Now with a scholarship and done with secondary school, the 16-year-old is aspiring to study Theatre and Media Arts and if there is ever anything more she hopes to accomplish immediately from the game, it is to secure the education of her three siblings as well, at just 16.
In her own case, she has seen the essence of education and sports and she strongly believes that one of her siblings, who also wants to play cricket, can enjoy such benefits.
“The NCF will never allow you leave your education because of a tournament. Even during our preparation for this, the president still paid for our JAMB coaching. So, we were moving from training to JAMB lessons,” she noted.
Having been part of the team that competed at the 2023 ICC Women’s U-19 World Cup qualifiers, Piety understands how far Nigeria has to go, beyond personal achievements.
At the qualifiers, she scored another century after facing 42 balls, which was the tournament’s fastest. Again, she became the first female Nigerian to record 100 runs at a T20i and that doesn’t erase her heroes on the home front.
“There are lots of players I look up to, even in our team. Our captain, Blessing Etim,the most capped female player for Nigeria, is one of the people I look up to and I want to surpass her achievements with Nigeria.

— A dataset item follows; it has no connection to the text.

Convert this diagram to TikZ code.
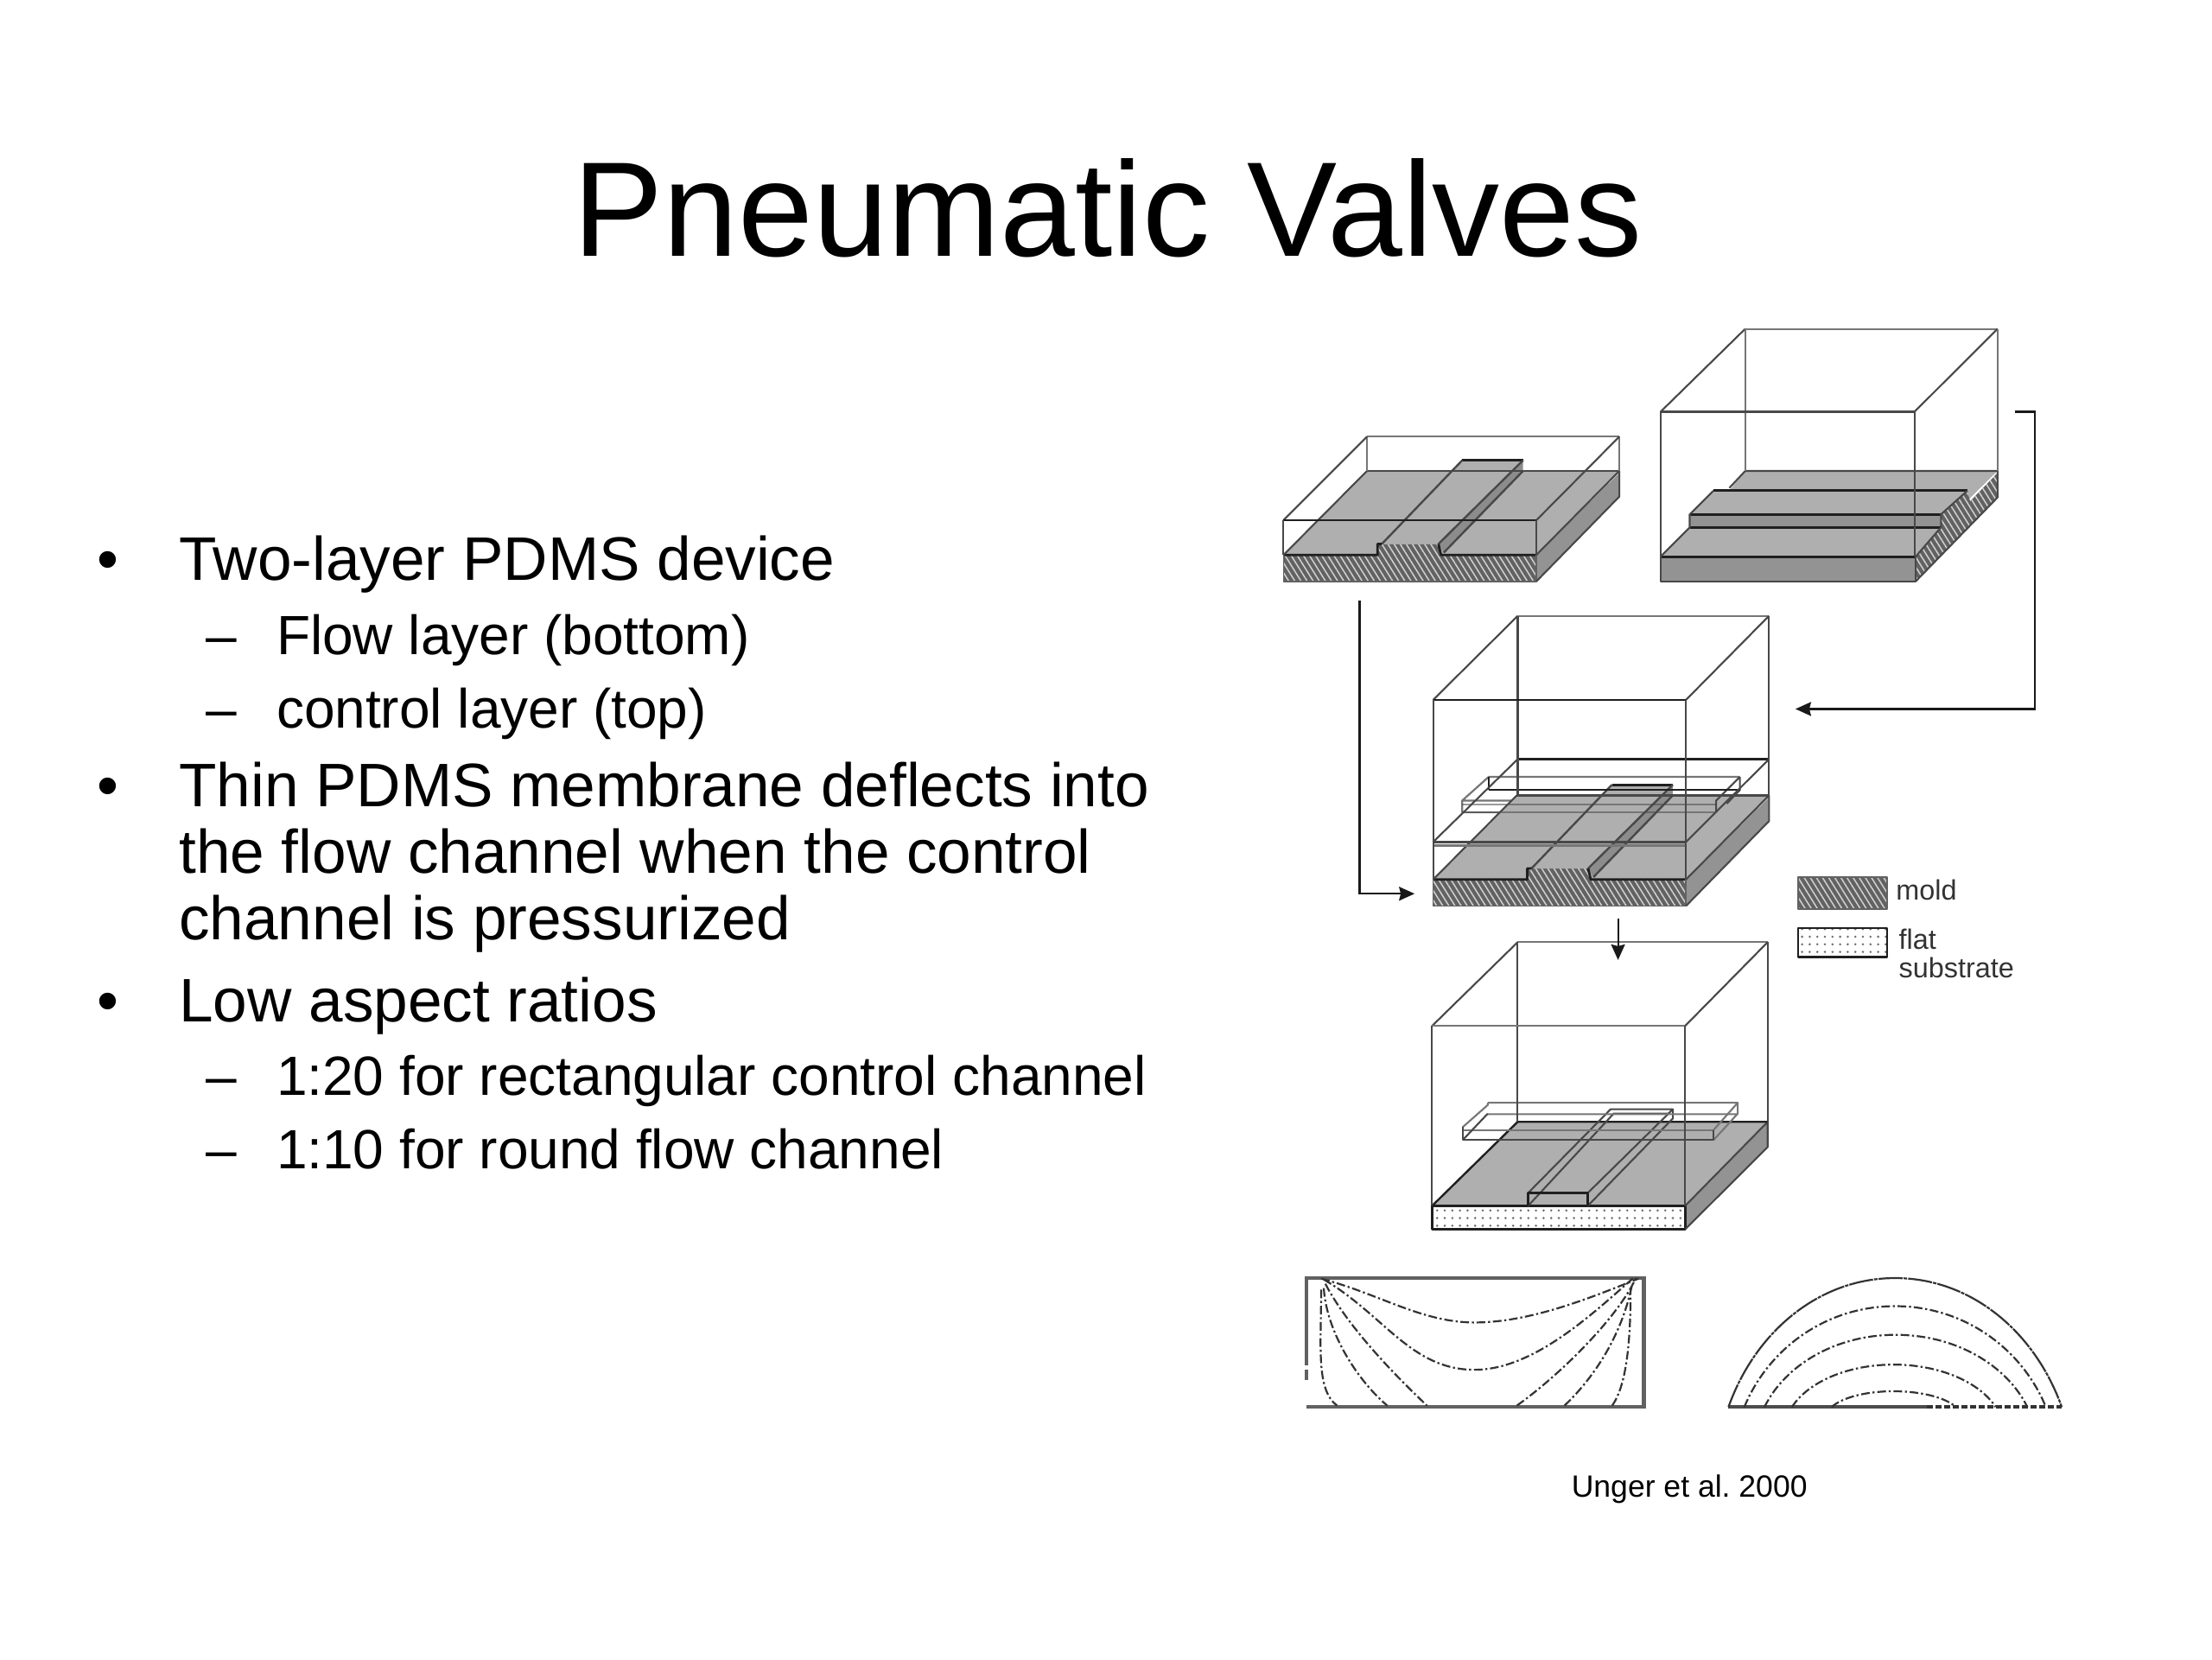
\documentclass[tikz,border=0pt]{standalone}
\usepackage{fontspec}
\setmainfont{Liberation Sans}
\usetikzlibrary{patterns.meta,arrows.meta}
\definecolor{topg}{HTML}{AFAFAF}
\definecolor{sideg}{HTML}{939393}
\definecolor{darkg}{HTML}{8C8C8C}
\definecolor{wireg}{HTML}{484848}
\definecolor{moldg}{HTML}{626262}
\tikzset{
  txt/.style={anchor=base west,inner sep=0pt,outer sep=0pt,text=black},
  titletxt/.style={txt,font=\fontsize{78}{90}\selectfont},
  bodytxt/.style={txt,font=\fontsize{35.56}{42}\selectfont},
  subtxt/.style={txt,font=\fontsize{32}{38}\selectfont},
  captxt/.style={txt,font=\fontsize{17.78}{21}\selectfont\frenchspacing},
  legtxt/.style={txt,font=\fontsize{16.2}{19}\selectfont,text=black!80},
  zoneA/.style={shift={(894,220.5)},x=0.3061pt,y=-0.2284pt},
  zoneB/.style={shift={(980,613)},x=0.2538pt,y=-0.1658pt},
  zoneC/.style={shift={(906.5,893.7)},x=0.3061pt,y=-0.1658pt},
  wire/.style={draw=wireg,line width=1.05pt,line join=round},
  wirelight/.style={draw=wireg!75,line width=1.05pt,line join=round},
  edge/.style={draw=black!88,line width=1.4pt,line join=round},
  topface/.style={fill=topg},
  sideface/.style={fill=sideg},
  moldhatch/.style={pattern={Lines[angle=-58,distance=3pt,line width=0.75pt]},pattern color=white!82!black},
  flatdots/.style={pattern={Dots[radius=0.7pt,distance=4.4pt]},pattern color=black!58},
  conn/.style={draw=black!90,line width=1.05pt,-{Stealth[length=9pt,width=8pt,inset=1pt]}},
  flowline/.style={draw=black!80,line width=1.1pt,dash pattern=on 5pt off 1.6pt on 1.2pt off 1.6pt},
  wall/.style={draw=black!62,line width=2.2pt},
}
\newcommand{\mkmoldbase}{%
  \fill[topface] (200,405) -- (677,405) -- (520,618) -- (42,618) -- cycle;
  \fill[sideface] (520,618) -- (677,410) -- (677,470) -- (520,685) -- cycle;
  \fill[moldg] (42,618) -- (220,618) -- (220,590) -- (335,590) -- (340,618) -- (520,618) -- (520,685) -- (42,685) -- cycle;
  \fill[moldhatch] (42,618) -- (220,618) -- (220,590) -- (335,590) -- (340,618) -- (520,618) -- (520,685) -- (42,685) -- cycle;
  \fill[topface] (380,378) -- (495,378) -- (335,590) -- (228,590) -- cycle;
  \fill[darkg] (495,378) -- (495,405) -- (345,612) -- (335,590) -- cycle;
  \draw[wire] (200,405) -- (677,405);
  \draw[edge] (380,378) -- (495,378);
  \draw[wire,line width=1.2pt] (495,378) -- (335,590) (228,590) -- (380,378) (495,405) -- (345,612);
  \draw[edge] (42,618) -- (220,618) -- (220,590) -- (228,590) (335,590) -- (340,618) -- (520,618);
  \draw[wire,line width=0.8pt,draw=moldg] (42,618) -- (42,685) -- (520,685) -- (520,618);
  \draw[wire] (42,618) -- (200,405) (520,618) -- (677,405) (520,685) -- (677,470) -- (677,405);
}
\begin{document}
\begin{tikzpicture}[x=0.81633pt,y=-0.81633pt]
\useasboundingbox[fill=white] (0,0) rectangle (1568,1176);

% ---- texts
\node[titletxt] (title) at (406.5,181.5) {Pneumatic Valves};
\node[bodytxt] (b1) at (127,411) {Two-layer PDMS device};
\node[bodytxt] (b1m) at (69,411) {•};
\node[subtxt] (s1) at (196,464) {Flow layer (bottom)};
\node[subtxt] (s1m) at (146,464) {–};
\node[subtxt] (s2) at (196,516) {control layer (top)};
\node[subtxt] (s2m) at (146,516) {–};
\node[bodytxt] (b2) at (127,572) {Thin PDMS membrane deflects into};
\node[bodytxt] (b2m) at (69,572) {•};
\node[bodytxt] (b2b) at (127,619) {the flow channel when the control};
\node[bodytxt] (b2c) at (127,666) {channel is pressurized};
\node[bodytxt] (b3) at (127,724) {Low aspect ratios};
\node[bodytxt] (b3m) at (69,724) {•};
\node[subtxt] (s3) at (196,776.5) {1:20 for rectangular control channel};
\node[subtxt] (s3m) at (146,776.5) {–};
\node[subtxt] (s4) at (196,828.5) {1:10 for round flow channel};
\node[subtxt] (s4m) at (146,828.5) {–};
\node[captxt] (cap) at (1114,1061) {Unger et al. 2000};
\node[legtxt] (lg1) at (1344,638) {mold};
\node[legtxt] (lg2) at (1346,673) {flat};
\node[legtxt] (lg3) at (1346,693) {substrate};

% ---- upper left box and upper right box, middle box
\begin{scope}[zoneA]
  % box 1
  \mkmoldbase
  \draw[wirelight] (200,318) -- (677,318);
  \draw[wirelight] (200,318) -- (200,405) (677,318) -- (677,405);
  \draw[wire] (42,530) -- (200,318) (520,530) -- (677,318);
  \draw[edge,line width=1.1pt] (42,530) -- (520,530);
  \draw[wire] (42,530) -- (42,618) (520,530) -- (520,618);

  % box 2
  \fill[topface] (915,405) -- (1392,405) -- (1335,480) -- (1335,455) -- (885,455) -- cycle;
  \fill[sideface] (755,622) -- (1237,622) -- (1237,685) -- (755,685) -- cycle;
  \fill[moldg] (1237,685) -- (1392,472) -- (1392,410) -- (1340,482) -- (1335,455) -- (1285,515) -- (1285,548) -- (1235,622) -- cycle;
  \fill[moldhatch] (1237,685) -- (1392,472) -- (1392,410) -- (1340,482) -- (1335,455) -- (1285,515) -- (1285,548) -- (1235,622) -- cycle;
  \fill[topface] (855,455) -- (1335,455) -- (1285,515) -- (810,515) -- cycle;
  \fill[sideg] (810,515) -- (1285,515) -- (1285,548) -- (810,548) -- cycle;
  \fill[topface] (810,548) -- (1285,548) -- (1235,620) -- (755,620) -- cycle;
  \draw[wire] (915,405) -- (1392,405) (915,405) -- (885,448);
  \draw[edge] (855,455) -- (1335,455) (810,515) -- (1285,515) (810,548) -- (1285,548) (755,622) -- (1237,622);
  \draw[wire] (755,622) -- (755,685) -- (1237,685) -- (1237,622);
  \draw[wire] (855,455) -- (810,515) -- (810,548) -- (755,622);
  \draw[wire] (1335,455) -- (1285,515) -- (1285,548) -- (1237,622);
  \draw[wire] (1237,685) -- (1392,472) -- (1392,405);
  \draw[wirelight] (915,45) -- (1392,45);
  \draw[wire] (755,255) -- (915,45) (1235,255) -- (1392,45);
  \draw[wirelight] (915,45) -- (915,405) (1392,45) -- (1392,405);
  \draw[wire] (755,255) -- (1235,255);
  \draw[wire] (755,255) -- (755,622) (1235,255) -- (1235,622);

  % box 3: floating control slab (behind the mold)
  \draw[wirelight,line width=1.1pt] (430,1180) -- (905,1180) (380,1240) -- (860,1240) (380,1270) -- (860,1270) (430,1180) -- (380,1240) -- (380,1270);
  \begin{scope}[shift={(283,822)}]
    \mkmoldbase
  \end{scope}
  \draw[wire,draw opacity=0.55,line width=1.3pt] (380,1250) -- (860,1250) (380,1270) -- (860,1270);
  \draw[wire] (905,1180) -- (860,1240) -- (860,1270) (905,1180) -- (905,1213) -- (880,1248);
  \draw[edge,line width=1.2pt] (430,1213) -- (905,1213) (430,1180) -- (430,1213);
  \draw[edge] (485,1135) -- (960,1135);
  \draw[wire] (485,1135) -- (325,1345) (960,1135) -- (803,1345);
  \draw[wire,line width=1.3pt] (325,1345) -- (803,1345);
  \draw[wirelight] (325,1354) -- (803,1354);
  \draw[wirelight] (485,772) -- (960,772);
  \draw[wire] (325,985) -- (485,772) (803,985) -- (960,772);
  \draw[wire] (485,772) -- (485,1228) (960,772) -- (960,1228);
  \draw[edge,line width=1.1pt] (325,985) -- (803,985);
  \draw[wire] (325,985) -- (325,1440) (803,985) -- (803,1440);

  % connectors
  \coordinate (la) at (186,733);
  \coordinate (lb) at (186,1476);
  \coordinate (lc) at (290,1476);
  \coordinate (ra) at (1425,255);
  \coordinate (rb) at (1462,255);
  \coordinate (rc) at (1462,1008);
  \coordinate (rd) at (1010,1008);
  \draw[conn] (la) -- (lb) -- (lc);
  \draw[conn] (ra) -- (rb) -- (rc) -- (rd);
\end{scope}

% ---- lower box and legend
\begin{scope}[zoneB]
  \fill[topface] (308,897) -- (878,897) -- (690,1190) -- (113,1190) -- cycle;
  \fill[sideface] (690,1190) -- (878,897) -- (878,985) -- (690,1272) -- cycle;
  \fill[white] (113,1190) rectangle (690,1272);
  \fill[flatdots] (113,1190) rectangle (690,1272);
  \draw[edge] (113,1190) -- (690,1190) -- (690,1272) -- (113,1272) -- cycle;
  \draw[wire] (690,1272) -- (878,985) -- (878,897) -- (690,1190);
  \draw[edge,line width=1.2pt] (113,1190) -- (308,897) -- (878,897);
  % flow channel
  \draw[wire] (332,1145) -- (520,853) -- (662,853) -- (468,1145);
  \draw[wire] (332,1190) -- (527,868) -- (655,868) (468,1190) -- (662,885) -- (662,853);
  \draw[edge,line width=1.2pt] (332,1190) -- (332,1145) -- (468,1145) -- (468,1190);
  % control slab
  \draw[wirelight] (240,830) -- (810,830) -- (755,925) (183,915) -- (240,838) -- (240,830);
  \draw[wirelight] (240,870) -- (810,870) (810,830) -- (810,868) -- (755,960);
  \draw[wirelight] (183,925) -- (755,925);
  \draw[wire,line width=1.2pt] (183,915) -- (183,960) -- (755,960) -- (755,925);
  \draw[wire] (183,960) -- (240,868);
  % wire frame
  \draw[wirelight] (308,270) -- (878,270);
  \draw[wire] (113,562) -- (308,270) (690,562) -- (878,270);
  \draw[wire] (308,270) -- (308,897) (878,270) -- (878,897);
  \draw[wirelight] (113,562) -- (690,562);
  \draw[wire] (113,562) -- (113,1190) (690,562) -- (690,1190);
  % legend
  \fill[moldg] (948,42) rectangle (1150,153);
  \fill[moldhatch] (948,42) rectangle (1150,153);
  \draw[edge,line width=1pt,draw=moldg] (948,42) rectangle (1150,153);
  \fill[flatdots] (948,220) rectangle (1150,322);
  \draw[edge,line width=1.2pt] (948,220) rectangle (1150,322);
  % connector
  \coordinate (da) at (537,187);
  \coordinate (db) at (537,332);
  \draw[conn] (da) -- (db);
\end{scope}

% ---- channel profiles
\begin{scope}[zoneC]
  \draw[wall] (52,365) -- (52,60) -- (690,60) -- (690,510) -- (52,510);
  \draw[wall] (52,380) -- (52,415);
  \draw[flowline] (80,62) .. controls (190,115) and (270,215) .. (370,215) .. controls (480,215) and (600,120) .. (680,62);
  \draw[flowline] (85,65) .. controls (200,190) and (250,380) .. (370,380) .. controls (480,380) and (590,190) .. (670,60);
  \draw[flowline] (88,80) .. controls (130,230) and (220,400) .. (280,505);
  \draw[flowline] (450,505) .. controls (530,400) and (640,200) .. (675,60);
  \draw[flowline] (85,95) .. controls (90,250) and (150,420) .. (205,505);
  \draw[flowline] (540,505) .. controls (600,400) and (650,250) .. (668,80);
  \draw[flowline] (80,100) .. controls (80,300) and (70,450) .. (110,505);
  \draw[flowline] (630,505) .. controls (660,430) and (665,250) .. (665,100);
  \draw[wall,draw=black!70] (850,510) -- (1225,510);
  \draw[flowline,dash pattern=on 3.5pt off 1.5pt,line width=1.8pt] (1225,510) -- (1480,510);
  \draw[flowline,dash pattern=on 14pt off 0.6pt on 2pt off 0.6pt] (850,510) .. controls (900,250) and (1020,60) .. (1165,60) .. controls (1310,60) and (1430,250) .. (1480,510);
  \draw[flowline] (880,510) .. controls (925,307) and (1034,158) .. (1165,158) .. controls (1296,158) and (1405,307) .. (1450,510);
  \draw[flowline] (918,510) .. controls (957,364) and (1052,258) .. (1166,258) .. controls (1280,258) and (1376,364) .. (1415,510);
  \draw[flowline] (970,510) .. controls (1000,424) and (1074,362) .. (1162,362) .. controls (1250,362) and (1325,424) .. (1355,510);
  \draw[flowline] (1045,510) .. controls (1064,478) and (1108,455) .. (1162,455) .. controls (1216,455) and (1261,478) .. (1280,510);
\end{scope}
\end{tikzpicture}
\end{document}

“By the grace of God, I am looking forward to us qualifying at the upcoming women’s World Cup qualifiers because we haven’t done that before. We have always been very close and I feel there is no time for catch up again. When we go into the tournament, we know what we are going for and we are getting there,” she added.
At a time Nigerian cricket is taking a quantum leap in Africa and the world, with more players like Piety emerging in the country, there are huge prospects that Nigerian cricketers will be raising their bats and trophies at tournaments in Africa and on the global stage very soon.